While on the subject of fey, cold iron returns! The Fey Lords and Ladies section includes a sidebar on cold iron, which bypasses the resistances of fey. I’m glad to see this return to the game, and was saddened by the absence of cold iron in the base rules. I like the silver/cold iron distinction between devils and demons but can live without it with demons. However, cold iron seems far more necessary when dealing with fey. Its placement in a monster entry is unfortunate, as there are a number of fey throughout the book that are susceptible to cold iron, and it’s not apparent this sidebar is included. But I can’t think of a better place in the book.
The art in this book is seriously top notch. It bears repeating. This is a very pretty and well illustrated book.
Blemmyes! A semi-classic monster from real world western mythology that is oft forgotten. I wrote them up myself once.But it’s great to see them in a professional product.
This is an excellent third or fourth monster book for a game that only had one book of monsters.

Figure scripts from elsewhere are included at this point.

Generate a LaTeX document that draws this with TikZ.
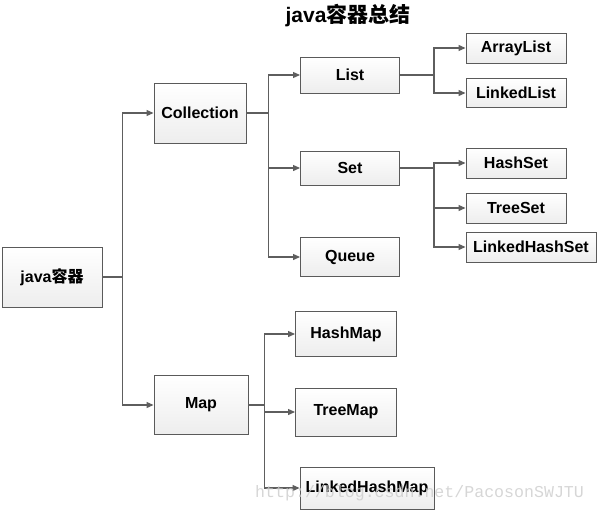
\documentclass[tikz,border=0pt]{standalone}
\usepackage{fontspec}
\setmainfont{Liberation Sans}
\newfontfamily\cjkfont{Noto Sans CJK SC}
\newfontfamily\wmfont{Liberation Mono}
\usepackage{tikz}
\usetikzlibrary{arrows.meta}
\definecolor{boxgray}{HTML}{5A5A5A}
\definecolor{lineg}{HTML}{5E5E5E}

\begin{document}
\begin{tikzpicture}[x=1pt, y=-1pt,
    box/.style={draw=boxgray, line width=0.9pt, top color=white, bottom color=gray!14,
      font=\bfseries\fontsize{16}{18}\selectfont, inner sep=0pt},
    ln/.style={draw=lineg, line width=1.1pt},
    arr/.style={ln, -{Triangle[length=7pt,width=6pt]}}]
    \useasboundingbox (0,0) rectangle (597,511);
    % Title
    \node[font=\bfseries\fontsize{21}{24}\selectfont] (title) at (348,16) {java{\cjkfont 容器总结}};
    % Boxes: name/x/y/width/height/label
    \foreach \n/\x/\y/\w/\h/\t in {java/52/277/100/60/{java{\cjkfont 容器}},
        coll/200/113/92/60/Collection, map/201/405/94/59/Map,
        list/350/75/99/36/List, set/350/168/99/34/Set, queue/350/257/99/39/Queue,
        al/516/48/100/30/ArrayList, ll/516/93/100/29/LinkedList,
        hs/516/163/100/30/HashSet, ts/516/208/100/30/TreeSet, lhs/531/247/130/30/LinkedHashSet,
        hm/346/334/101/45/HashMap, tm/346/412/101/48/TreeMap, lhm/367/488/134/42/LinkedHashMap}
      {\node[box, minimum width=\w pt, minimum height=\h pt] (\n) at (\x,\y) {\t};}
    % java -> Collection, Map
    \draw[ln] (java.east) -- ++(20,0) coordinate (jt);
    \foreach \c in {coll,map} {\draw[arr] (jt) |- (\c.west);}
    % Collection -> List, Set, Queue
    \draw[ln] (coll.east) -- ++(22,0) coordinate (ct);
    \foreach \c in {list,set,queue} {\draw[arr] (ct) |- (\c.west);}
    % List -> ArrayList, LinkedList
    \draw[ln] (list.east) -- ++(34,0) coordinate (lt);
    \foreach \c in {al,ll} {\draw[arr] (lt) |- (\c.west);}
    % Set -> HashSet, TreeSet, LinkedHashSet
    \draw[ln] (set.east) -- ++(34,0) coordinate (st);
    \foreach \c in {hs,ts,lhs} {\draw[arr] (st) |- (\c.west);}
    % Map -> HashMap, TreeMap, LinkedHashMap
    \draw[ln] (map.east) -- ++(16,0) coordinate (mt);
    \foreach \c in {hm,tm,lhm} {\draw[arr] (mt) |- (\c.west);}
    % Watermark
    \node[font=\wmfont\fontsize{16.6}{20}\selectfont, text=gray!40, opacity=0.8,
      anchor=base west, inner sep=0pt] (mark) at (255,497) {http://blog.csdn.net/PacosonSWJTU};
\end{tikzpicture}
\end{document}
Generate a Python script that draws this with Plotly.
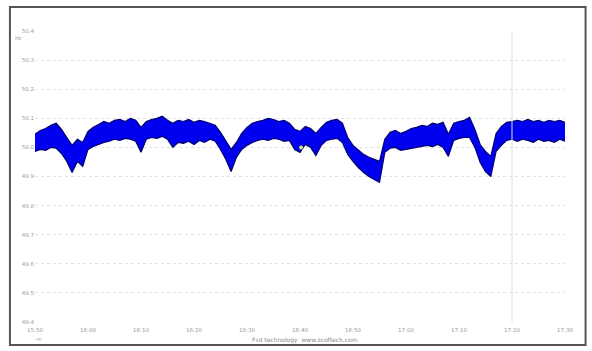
import plotly.graph_objects as go

# minutes from start
minutes = list(range(101))

upper_hz = [50.045, 50.058, 50.065, 50.076, 50.083, 50.062, 50.034, 50.007, 50.028, 50.017,
            50.055, 50.069, 50.079, 50.089, 50.083, 50.093, 50.096, 50.089, 50.100, 50.093,
            50.069, 50.089, 50.096, 50.100, 50.107, 50.093, 50.083, 50.093, 50.089, 50.096,
            50.086, 50.093, 50.089, 50.083, 50.076, 50.052, 50.024, 49.993, 50.017, 50.048,
            50.069, 50.083, 50.089, 50.093, 50.100, 50.096, 50.089, 50.093, 50.083, 50.062,
            50.055, 50.072, 50.065, 50.048, 50.069, 50.086, 50.093, 50.096, 50.083, 50.034,
            50.007, 49.990, 49.976, 49.966, 49.959, 49.952, 50.028, 50.052, 50.058, 50.048,
            50.055, 50.065, 50.069, 50.076, 50.072, 50.083, 50.079, 50.086, 50.045, 50.083,
            50.089, 50.093, 50.103, 50.062, 50.010, 49.986, 49.969, 50.048, 50.072, 50.086,
            50.089, 50.093, 50.089, 50.096, 50.089, 50.093, 50.086, 50.093, 50.089, 50.093,
            50.086]

lower_hz = [49.986, 49.993, 49.990, 50.000, 49.997, 49.979, 49.952, 49.914, 49.952, 49.935,
            49.993, 50.003, 50.010, 50.017, 50.021, 50.028, 50.024, 50.031, 50.028, 50.021,
            49.983, 50.028, 50.034, 50.031, 50.038, 50.028, 50.000, 50.017, 50.014, 50.021,
            50.010, 50.024, 50.017, 50.028, 50.021, 49.993, 49.959, 49.917, 49.966, 49.993,
            50.007, 50.017, 50.024, 50.028, 50.024, 50.031, 50.028, 50.021, 50.024, 49.993,
            49.983, 50.010, 50.000, 49.972, 50.007, 50.024, 50.028, 50.031, 50.017, 49.976,
            49.952, 49.931, 49.914, 49.900, 49.890, 49.880, 49.983, 49.997, 50.000, 49.990,
            49.993, 49.997, 50.000, 50.003, 50.007, 50.003, 50.010, 50.000, 49.969, 50.024,
            50.031, 50.034, 50.034, 50.000, 49.948, 49.917, 49.900, 49.986, 50.007, 50.024,
            50.028, 50.021, 50.028, 50.024, 50.017, 50.028, 50.021, 50.024, 50.017, 50.028,
            50.021]

x_tick_vals = [0, 10, 20, 30, 40, 50, 60, 70, 80, 90, 100]
x_tick_text = ["15:50", "16:00", "16:10", "16:20", "16:30", "16:40",
               "16:50", "17:00", "17:10", "17:20", "17:30"]
y_tick_vals = [49.4, 49.5, 49.6, 49.7, 49.8, 49.9, 50.0, 50.1, 50.2, 50.3, 50.4]
y_tick_text = ["49.4", "49.5", "49.6", "49.7", "49.8", "49.9", "50.0", "50.1", "50.2", "50.3", "50.4"]

marker_x = [50.2]
marker_y = [50.0]
cursor_x = 90

fig = go.Figure()
fig.add_trace(go.Scatter(x=minutes, y=lower_hz, mode="lines",
                         line=dict(color="#00006e", width=1.2), hoverinfo="skip",
                         showlegend=False))
fig.add_trace(go.Scatter(x=minutes, y=upper_hz, mode="lines", fill="tonexty",
                         fillcolor="#0000f0", line=dict(color="#00006e", width=1.2),
                         showlegend=False))
fig.add_trace(go.Scatter(x=marker_x, y=marker_y, mode="markers",
                         marker=dict(color="#d8e070", size=4), showlegend=False))

fig.add_shape(type="line", xref="x", yref="paper", x0=cursor_x, x1=cursor_x, y0=0, y1=1,
              line=dict(color="#dcdcdc", width=1))
fig.add_shape(type="rect", xref="paper", yref="paper", x0=-0.0473, x1=1.0388, y0=-0.0790, y1=1.0825,
              line=dict(color="#555555", width=2), fillcolor="rgba(0,0,0,0)", layer="below")

fig.add_annotation(text="Fsd technology  www.zcoftech.com", xref="paper", yref="paper",
                   x=0.51, y=-0.04, xanchor="center", yanchor="top", showarrow=False,
                   font=dict(size=6, color="#888888", family="DejaVu Sans"))
fig.add_annotation(text="Hz", xref="paper", yref="paper", x=-0.02, y=0.975,
                   xanchor="right", yanchor="middle", showarrow=False,
                   font=dict(size=5, color="#9999aa", family="DejaVu Sans"))
fig.add_annotation(text="-m", xref="paper", yref="paper", x=0.006, y=-0.04,
                   xanchor="center", yanchor="top", showarrow=False,
                   font=dict(size=5, color="#9999aa", family="DejaVu Sans"))

fig.update_layout(
    width=592, height=351,
    margin=dict(l=35, r=27, t=31, b=29),
    paper_bgcolor="white", plot_bgcolor="white",
    font=dict(family="DejaVu Sans", size=6, color="#9a9aa8"),
    xaxis=dict(range=[0, 100], tickvals=x_tick_vals, ticktext=x_tick_text,
               showgrid=False, zeroline=False, showline=False, ticks="",
               ticklabelstandoff=3,
               tickfont=dict(size=5.5, color="#9a9aa8")),
    yaxis=dict(range=[49.4, 50.4], tickvals=y_tick_vals, ticktext=y_tick_text,
               showgrid=True, gridcolor="#e2e2e2", griddash="dot", gridwidth=1,
               zeroline=False, showline=False, ticks="",
               tickfont=dict(size=5.5, color="#9a9aa8")),
)

fig.write_html("out.html")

Okay… while I kvetch, it IS still an excellent book. And while I argue that it could be better – that there are a lot of monsters from myth or the history of the game that could have been included – I honestly cannot fault Kobold Press for opting to convert monsters they had already published. And while the book is certainly influenced by the Midgard Campaign, the presence of the world is not overt and focus on *ahem* Midgardian monsters is simply the result of those monsters more easily and cheaply updated.
Of its 350 new types of monsters in the Tome of Beasts, there are easily 145 are monsters I would definetly use (or to to find a flimsy excuse to use) and an additional 135 I could give or take depending on the situation. This leaves just 70 monsters I consider uninteresting, redundant, or just plain lame. This is a very reasonable hit:miss ratio, and I expect to get a lot of use out of this product, especially when my campaign gets higher in levels.
This book is a must for campaigns nearing the teen-levels, or for a game with experienced players who are no longer surprised by standard monsters, or for Dungeon Master that want an increased presence of fey. While you’re unlikely to enjoy every monster in this book, there WILL be lots of monsters you do like.